According to Adinde, “The NCC model on national broadband implementation is based on Open Access Model and that means we will be creating platforms that enable the delivery of broadband across the six geopolitical zones of the country. For the purpose of broadband development, NCC mapped the country into seven zones, with Lagos as a zone of its own, in addition to the existing six geopolitical zones in the country.
“So NCC, under the current leadership of Prof. Umar Garba Danbatta, is committed at increasing broadband penetration across the country. In the last five years of Danbatta’s administration, Nigerians have witnessed how broadband penetration grew from a paltry six per cent penetration level in 2015 to over 43. 33 per cent as at August 2020, which is unprecedented.
“NCC is assuring Nigerians of more improved broadband penetration in the coming years, and 90 per cent of Nigerian population is expected to enjoy ubiquitous broadband access by 2025, going by the 70 per cent broadband penetration projection of the National Broadband Plan by 2025.”
Supporting the recent call for financing to boost telecoms’ infrastructure and broadband penetration across the country, Adinde said: “The conversation to introduce telecoms financing has been ongoing, and we at the NCC will continue to pursue it because we need to support telecoms infrastructure deployment in the telecoms sector. The conversation has been around the cost of capital in terms of raising money to finance telecoms infrastructure and the discussion is ongoing. But NCC on its own has licensed Infrastructure Companies (InfraCos) with the mandate to provide telecoms infrastructure in the sector.”
Adinde further said broadband access would improve service quality across networks and that NCC would continue to ensure that subscribers get the best of telecoms service.
Adinde, however said: “NCC’s regulation is built on two parameters: Quality of Service and Quality of Consumer Experience. In the area of quality of service, our call set up rate has been very high, showing large volume of successful calls made across networks on a daily basis. In the area of quality of experience of the subscribers, NCC reported in the last three months, how it has resolved consumers complaints across networks.

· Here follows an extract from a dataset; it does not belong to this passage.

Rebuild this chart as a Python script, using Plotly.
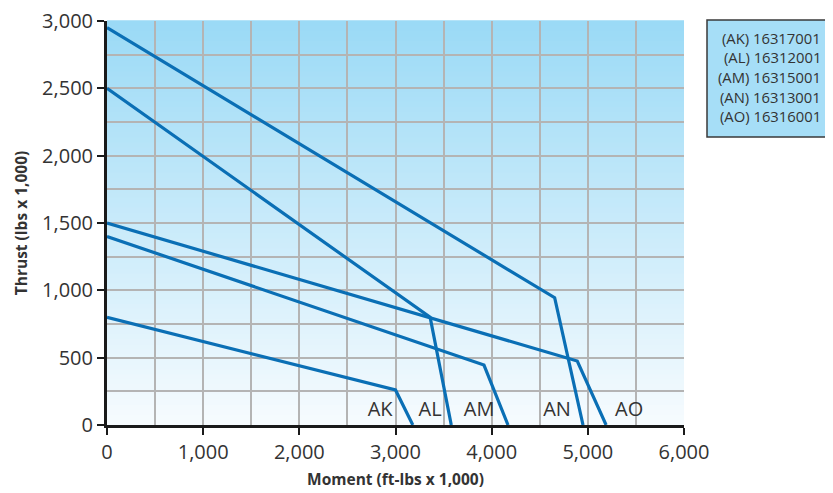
import plotly.graph_objects as go

# Data (Moment ft-lbs x 1,000 ; Thrust lbs x 1,000)
series_names = ["AK", "AL", "AM", "AN", "AO"]
ak_x = [0, 3000, 3180]
ak_y = [800, 260, 0]
al_x = [0, 3360, 3580]
al_y = [2500, 800, 0]
am_x = [0, 3920, 4170]
am_y = [1400, 445, 0]
an_x = [0, 4655, 4950]
an_y = [2950, 945, 0]
ao_x = [0, 4890, 5190]
ao_y = [1500, 475, 0]

label_x = [2840, 3360, 3870, 4680, 5430]
label_y = [105, 105, 105, 105, 105]

legend_lines = ["(AK) 16317001", "(AL) 16312001", "(AM) 16315001",
                "(AN) 16313001", "(AO) 16316001"]

x_ticks = [0, 1000, 2000, 3000, 4000, 5000, 6000]
y_ticks = [0, 500, 1000, 1500, 2000, 2500, 3000]

LINE = "#0a6fb5"
TXT = "#333333"
FONT = "Open Sans"

# plot-area geometry in pixels (for the paper-referenced legend box)
PL, PR, PT, PB = 107, 684, 21, 425
PW, PH = PR - PL, PB - PT


def px_x(p):
    return (p - PL) / PW


def px_y(p):
    return (PB - p) / PH


fig = go.Figure()
for xs, ys, nm in zip([ak_x, al_x, am_x, an_x, ao_x],
                      [ak_y, al_y, am_y, an_y, ao_y], series_names):
    fig.add_trace(go.Scatter(x=xs, y=ys, mode="lines", name=nm,
                             line=dict(color=LINE, width=3.2),
                             showlegend=False, hoverinfo="skip"))

fig.add_trace(go.Scatter(x=label_x, y=label_y, mode="text", text=series_names,
                         textfont=dict(family=FONT, size=20, color=TXT),
                         showlegend=False, hoverinfo="skip"))

# vertical gradient background
top = (0x9b, 0xda, 0xf6)
bot = (0xf6, 0xfb, 0xfe)
n = 80
shapes = []
for i in range(n):
    t = i / (n - 1)
    c = tuple(round(bot[k] + (top[k] - bot[k]) * t) for k in range(3))
    shapes.append(dict(type="rect", xref="x domain", yref="y domain",
                       x0=0, x1=1, y0=i / n, y1=(i + 1) / n + 0.002,
                       fillcolor="rgb(%d,%d,%d)" % c, line=dict(width=0),
                       layer="below"))

# legend box (runs off the right edge, as in the original)
shapes.append(dict(type="rect", xref="paper", yref="paper",
                   x0=px_x(707), x1=px_x(850), y0=px_y(137), y1=px_y(20),
                   fillcolor="#a6def7", line=dict(color="#3a3a3a", width=1.5),
                   layer="above"))

fig.update_layout(
    width=833, height=493,
    margin=dict(l=99, r=157, t=13, b=76),
    paper_bgcolor="white", plot_bgcolor="white",
    shapes=shapes,
    font=dict(family=FONT, color=TXT),
    xaxis=dict(range=[0, 6000], tickvals=x_ticks, tickformat=",d",
               showgrid=True, gridcolor="#b4b4b4", gridwidth=1.5,
               minor=dict(dtick=500, tick0=0, showgrid=True, gridcolor="#b4b4b4",
                          gridwidth=1.5, ticks=""),
               showline=True, linecolor="#1a1a1a", linewidth=3,
               ticks="outside", ticklen=7, tickwidth=2, tickcolor="#1a1a1a",
               tickfont=dict(size=20, color=TXT, family=FONT),
               ticklabeloverflow="allow",
               title=dict(text="<b>Moment (ft-lbs x 1,000)</b>",
                          font=dict(size=15.5, color=TXT, family=FONT), standoff=11),
               zeroline=False, mirror=False, fixedrange=True, automargin=False),
    yaxis=dict(range=[0, 3000], tickvals=y_ticks, tickformat=",d",
               showgrid=True, gridcolor="#b4b4b4", gridwidth=1.5,
               minor=dict(dtick=250, tick0=0, showgrid=True, gridcolor="#b4b4b4",
                          gridwidth=1.5, ticks=""),
               showline=True, linecolor="#1a1a1a", linewidth=3,
               ticks="outside", ticklen=7, tickwidth=2, tickcolor="#1a1a1a",
               tickfont=dict(size=20, color=TXT, family=FONT),
               ticklabeloverflow="allow",
               title=dict(text="<b>Thrust (lbs x 1,000)</b>",
                          font=dict(size=15.5, color=TXT, family=FONT), standoff=11),
               zeroline=False, fixedrange=True, automargin=False),
)

row_y = [38, 57.5, 77, 96.5, 116]
for txt, yy in zip(legend_lines, row_y):
    fig.add_annotation(xref="paper", yref="paper", x=px_x(822), y=px_y(yy),
                       xanchor="right", yanchor="middle", showarrow=False,
                       text=txt, font=dict(family=FONT, size=14.8, color=TXT),
                       borderpad=0)

fig.write_html("out.html")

In a sector like telecoms, we cannot run away from consumer complaints and we have done so much to address consumers’ complaints to their satisfaction.
“During the lockdown, we were able to compile the number of complaints emanating from telecoms subscribers and we did a comprehensive report of the number of complaints that came over a period of 16 months and we were able to resolve 93.8 per cent of the total complaints compiled.”
Addressing the dominance of mobile technology over Code Division Multiple Access (CDMA) technology, Adinde said: “Mobile technology is trending globally, coupled with the fact that in Nigeria, the telecoms industry was liberalised and operators are more inclined to mobile technology, which is now the future technology and CDMA is fast declining. So CDMA operators could no longer face market competition, which has largely tilted towards mobile technology.”